By Oxbridge Law TeamUpdated 14/02/2024 05:43

Judgement for the case Adler v George

KEY POINTS

  • The Official Secrets Act of 1920 (10 & 11 Geo. 5, c. 75) deals with national security and classified information offences. Section 3 focuses on obstruction, especially in or near prohibited places and sensitive locations for national security. 

  • Legal interpretation is vital in constructing statutes to avoid absurdity or inconvenience. This is crucial for obstruction offences under the Act, as courts work to prevent unintended consequences.

    • A key debate involves interpreting "in the vicinity of," questioning whether it strictly refers to proximity or broadly includes activities within the prohibited place. 

    • Courts grapple with reading the phrase as "in or in the vicinity of," underscoring the need for precise language in legal statutes to prevent ambiguity and ensure effective enforcement.

FACTS

  • Frank Adler (‘The Defendant’), having gained access to a Royal Air Force station recognised as a prohibited place under the Official Secrets Act of 1920, was physically situated within the station's boundaries when he obstructed a member of Her Majesty's forces engaged in security duties related to the station. 

  • The charge against him alleged that, within the vicinity of a prohibited place, he obstructed a member of Her Majesty's forces involved in security duties, contravening section 3 of the Act of 1920.

  • The defendant argued that since he was inside the prohibited place, the charge of being in the vicinity of the prohibited place did not apply to him.

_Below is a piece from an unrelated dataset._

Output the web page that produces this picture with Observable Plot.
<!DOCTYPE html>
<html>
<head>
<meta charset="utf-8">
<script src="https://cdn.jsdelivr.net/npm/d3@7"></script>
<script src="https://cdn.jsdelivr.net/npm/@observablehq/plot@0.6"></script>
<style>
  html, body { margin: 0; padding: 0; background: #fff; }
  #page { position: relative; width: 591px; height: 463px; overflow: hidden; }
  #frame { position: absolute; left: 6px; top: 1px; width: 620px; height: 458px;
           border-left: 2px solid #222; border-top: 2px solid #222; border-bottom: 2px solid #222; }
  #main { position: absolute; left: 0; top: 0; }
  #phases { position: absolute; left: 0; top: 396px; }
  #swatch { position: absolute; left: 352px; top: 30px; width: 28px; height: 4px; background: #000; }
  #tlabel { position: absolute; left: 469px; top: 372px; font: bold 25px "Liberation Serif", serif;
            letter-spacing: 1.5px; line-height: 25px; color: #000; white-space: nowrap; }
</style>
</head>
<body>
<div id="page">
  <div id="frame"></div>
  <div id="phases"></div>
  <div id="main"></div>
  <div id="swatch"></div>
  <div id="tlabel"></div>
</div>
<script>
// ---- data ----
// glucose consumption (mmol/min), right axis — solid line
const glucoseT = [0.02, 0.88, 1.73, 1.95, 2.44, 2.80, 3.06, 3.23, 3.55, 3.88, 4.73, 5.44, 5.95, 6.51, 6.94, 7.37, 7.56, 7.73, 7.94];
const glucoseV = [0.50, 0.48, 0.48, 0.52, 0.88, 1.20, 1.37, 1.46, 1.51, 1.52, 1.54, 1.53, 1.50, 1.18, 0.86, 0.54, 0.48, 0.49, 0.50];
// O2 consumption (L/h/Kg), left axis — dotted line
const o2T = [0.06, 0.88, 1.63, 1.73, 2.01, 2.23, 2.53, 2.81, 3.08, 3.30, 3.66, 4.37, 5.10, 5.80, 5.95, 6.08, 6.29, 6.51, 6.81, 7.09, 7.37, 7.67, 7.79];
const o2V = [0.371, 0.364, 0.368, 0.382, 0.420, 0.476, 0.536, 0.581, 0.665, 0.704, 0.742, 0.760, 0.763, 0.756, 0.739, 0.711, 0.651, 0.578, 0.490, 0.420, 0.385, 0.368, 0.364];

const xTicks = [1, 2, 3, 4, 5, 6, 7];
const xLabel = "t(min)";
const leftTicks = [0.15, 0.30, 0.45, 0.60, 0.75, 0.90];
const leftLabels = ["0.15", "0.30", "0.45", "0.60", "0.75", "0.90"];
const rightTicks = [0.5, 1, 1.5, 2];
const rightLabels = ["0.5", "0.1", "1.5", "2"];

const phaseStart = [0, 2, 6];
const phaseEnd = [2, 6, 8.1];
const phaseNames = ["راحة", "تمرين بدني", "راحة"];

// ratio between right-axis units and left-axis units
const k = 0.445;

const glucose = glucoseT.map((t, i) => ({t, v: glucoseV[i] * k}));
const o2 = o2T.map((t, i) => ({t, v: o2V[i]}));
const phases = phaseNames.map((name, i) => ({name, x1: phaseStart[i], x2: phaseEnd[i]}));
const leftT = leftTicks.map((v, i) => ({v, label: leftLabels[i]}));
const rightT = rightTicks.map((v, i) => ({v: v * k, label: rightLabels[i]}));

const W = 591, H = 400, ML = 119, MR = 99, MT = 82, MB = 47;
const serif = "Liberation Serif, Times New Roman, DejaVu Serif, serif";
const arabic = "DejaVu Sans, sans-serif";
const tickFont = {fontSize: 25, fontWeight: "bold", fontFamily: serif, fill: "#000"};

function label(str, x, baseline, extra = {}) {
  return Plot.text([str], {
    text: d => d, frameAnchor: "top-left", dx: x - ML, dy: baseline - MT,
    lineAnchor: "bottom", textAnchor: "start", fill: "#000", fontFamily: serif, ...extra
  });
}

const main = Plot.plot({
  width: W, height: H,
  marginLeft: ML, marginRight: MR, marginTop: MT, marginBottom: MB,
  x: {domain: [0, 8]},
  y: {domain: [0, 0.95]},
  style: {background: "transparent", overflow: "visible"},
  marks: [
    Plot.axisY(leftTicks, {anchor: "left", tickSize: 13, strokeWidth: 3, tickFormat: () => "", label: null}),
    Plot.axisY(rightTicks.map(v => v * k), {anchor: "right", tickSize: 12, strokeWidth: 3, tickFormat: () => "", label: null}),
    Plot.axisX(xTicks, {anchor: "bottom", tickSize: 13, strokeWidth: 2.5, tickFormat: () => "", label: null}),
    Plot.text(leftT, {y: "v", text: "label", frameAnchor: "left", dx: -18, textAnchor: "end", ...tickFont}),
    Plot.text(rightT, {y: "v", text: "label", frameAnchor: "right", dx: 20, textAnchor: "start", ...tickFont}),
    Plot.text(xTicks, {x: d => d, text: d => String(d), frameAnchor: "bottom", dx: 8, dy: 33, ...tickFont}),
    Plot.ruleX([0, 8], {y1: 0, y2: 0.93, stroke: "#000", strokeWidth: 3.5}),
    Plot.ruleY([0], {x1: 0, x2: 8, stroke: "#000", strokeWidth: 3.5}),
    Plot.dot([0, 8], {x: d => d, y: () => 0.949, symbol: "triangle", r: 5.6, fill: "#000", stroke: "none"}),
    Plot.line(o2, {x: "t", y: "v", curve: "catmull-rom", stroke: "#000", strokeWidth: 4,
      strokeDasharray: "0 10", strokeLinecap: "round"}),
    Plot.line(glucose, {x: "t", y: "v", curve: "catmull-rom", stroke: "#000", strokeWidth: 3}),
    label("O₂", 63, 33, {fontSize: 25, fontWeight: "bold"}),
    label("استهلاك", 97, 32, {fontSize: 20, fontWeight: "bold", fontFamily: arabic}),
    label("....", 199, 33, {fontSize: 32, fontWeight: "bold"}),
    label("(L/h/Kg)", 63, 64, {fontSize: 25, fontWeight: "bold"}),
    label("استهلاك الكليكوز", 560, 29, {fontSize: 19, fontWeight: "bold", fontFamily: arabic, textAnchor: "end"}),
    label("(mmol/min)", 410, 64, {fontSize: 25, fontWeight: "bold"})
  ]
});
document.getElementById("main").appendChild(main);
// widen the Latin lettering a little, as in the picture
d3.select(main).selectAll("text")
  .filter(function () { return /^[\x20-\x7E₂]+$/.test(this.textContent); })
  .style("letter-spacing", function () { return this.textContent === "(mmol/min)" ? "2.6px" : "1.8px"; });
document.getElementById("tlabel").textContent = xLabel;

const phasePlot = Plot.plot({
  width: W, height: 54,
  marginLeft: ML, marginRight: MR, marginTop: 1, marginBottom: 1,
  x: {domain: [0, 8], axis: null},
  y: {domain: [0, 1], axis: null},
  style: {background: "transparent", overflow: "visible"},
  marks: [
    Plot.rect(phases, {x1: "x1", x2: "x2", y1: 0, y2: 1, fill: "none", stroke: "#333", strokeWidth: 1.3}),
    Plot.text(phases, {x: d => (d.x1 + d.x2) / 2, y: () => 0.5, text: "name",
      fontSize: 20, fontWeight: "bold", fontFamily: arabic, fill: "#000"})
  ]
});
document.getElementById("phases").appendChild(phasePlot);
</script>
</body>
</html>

  • Nevertheless, he was convicted. The appeal process was initiated after that.

JUDGEMENT

  • The appeal was dismissed.

  • The judgment held that, upon properly interpreting section 3 of the Official Secrets Act 1920, the phrase "in the vicinity of" was read as "in or in the vicinity of."

  • Consequently, the defendant, who had been physically situated within the prohibited place, was deemed to have committed the offence as charged.

COMMENTARY

  • The case of Frank Adler, known as 'The Defendant,' revolves around his unauthorised entry into a Royal Air Force station designated as a prohibited place under the Official Secrets Act of 1920.

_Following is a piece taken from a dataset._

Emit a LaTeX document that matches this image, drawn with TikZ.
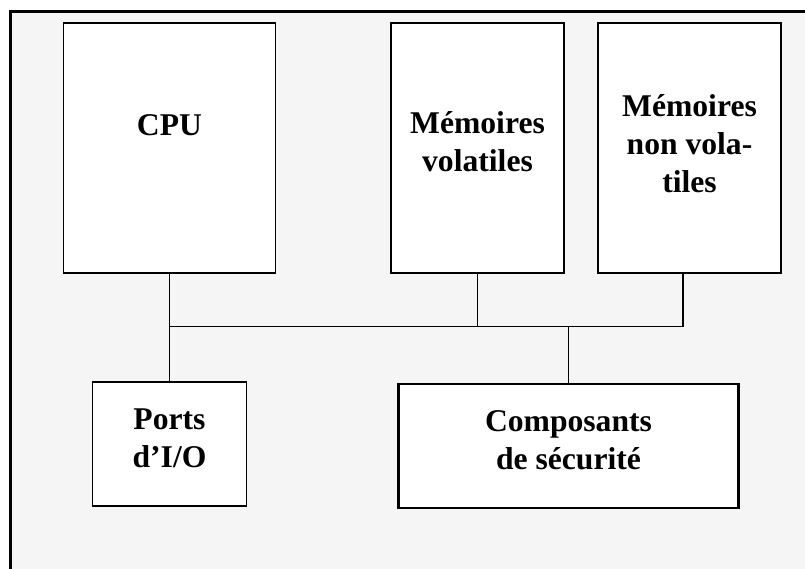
\documentclass[tikz,border=0pt]{standalone}
\usepackage{fontspec}
\setmainfont{Liberation Serif}
\usepackage{tikz}
\usetikzlibrary{shapes.geometric, arrows}
\definecolor{fond}{RGB}{245,245,245}
\tikzstyle{bloc} = [rectangle, minimum height=5cm, inner sep=0pt, draw=black, line width=0.6pt, fill=white]
\tikzstyle{petitbloc} = [rectangle, minimum height=2.48cm, inner sep=0pt, draw=black, line width=0.6pt, fill=white]
\tikzstyle{titre} = [align=center, inner sep=0pt, font=\fontsize{18}{21.6}\selectfont\bfseries]
\tikzstyle{liaison} = [line width=0.6pt]

\begin{document}
\begin{tikzpicture}[node distance=2cm]
\useasboundingbox (0,0) rectangle (16.1,-11.38);
\draw [line width=1.2pt, fill=fond] (0.21,-0.23) rectangle (16.3,-11.5);

\node (cpu) [bloc, minimum width=4.24cm] at (3.39,-2.96) {};
\node (ram) [bloc, minimum width=3.46cm, right of=cpu, xshift=4.16cm] {};
\node (rom) [bloc, minimum width=3.66cm, right of=ram, xshift=2.24cm] {};
\node (io) [petitbloc, minimum width=3.08cm, below of=cpu, yshift=-3.92cm] {};
\node (secu) [petitbloc, minimum width=6.8cm, right of=io, xshift=5.98cm, yshift=-0.04cm, line width=1.2pt] {};

% base = derniere ligne
\node (cputxt) [titre, anchor=base] at ([yshift=-2.26cm]cpu.north) {CPU};
\node (ramtxt) [titre, anchor=base] at ([yshift=-2.98cm]ram.north) {Mémoires\\volatiles};
\node (romtxt) [titre, anchor=base] at ([yshift=-3.4cm]rom.north) {Mémoires\\non vola-\\tiles};
\node (iotxt) [titre, anchor=base] at ([yshift=-1.72cm]io.north) {Ports\\d’I/O};
\node (secutxt) [titre, anchor=base] at ([yshift=-1.74cm]secu.north) {Composants\\de sécurité};

\coordinate (bus) at ([yshift=-1.06cm]cpu.south);
\draw [liaison] (cpu.south) -- (io.north);
\draw [liaison] (bus) -| ([xshift=-0.13cm]rom.south);
\draw [liaison] (ram.south) -- (ram.south |- bus);
\draw [liaison] (secu.north) -- (secu.north |- bus);
\end{tikzpicture}
\end{document}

    • During this trespass, he obstructed a member of Her Majesty's forces engaged in security duties at the station, leading to charges under section 3 of the Act.

  • The key point of contention emerged when Adler argued that, physically inside the prohibited place, the charge of obstructing in the vicinity did not apply to him.

  • Despite his argument, he was convicted, prompting the initiation of an appeal.

  • The dismissal of the appeal reinforced the court's interpretation of section 3, which deemed the phrase "in the vicinity of" to include being "in or in the vicinity of."

    • This ruling, in turn, affirmed Adler's commission of the offence while physically situated within the prohibited place.

  • The case underscores the significance of precise legal language, as the court's interpretation influenced the outcome and upheld the intention of the Official Secrets Act.

  • The legal proceedings exemplify the delicate balance between the rights of individuals and the necessity to safeguard national security, as enshrined in legislation like the Official Secrets Act of 1920.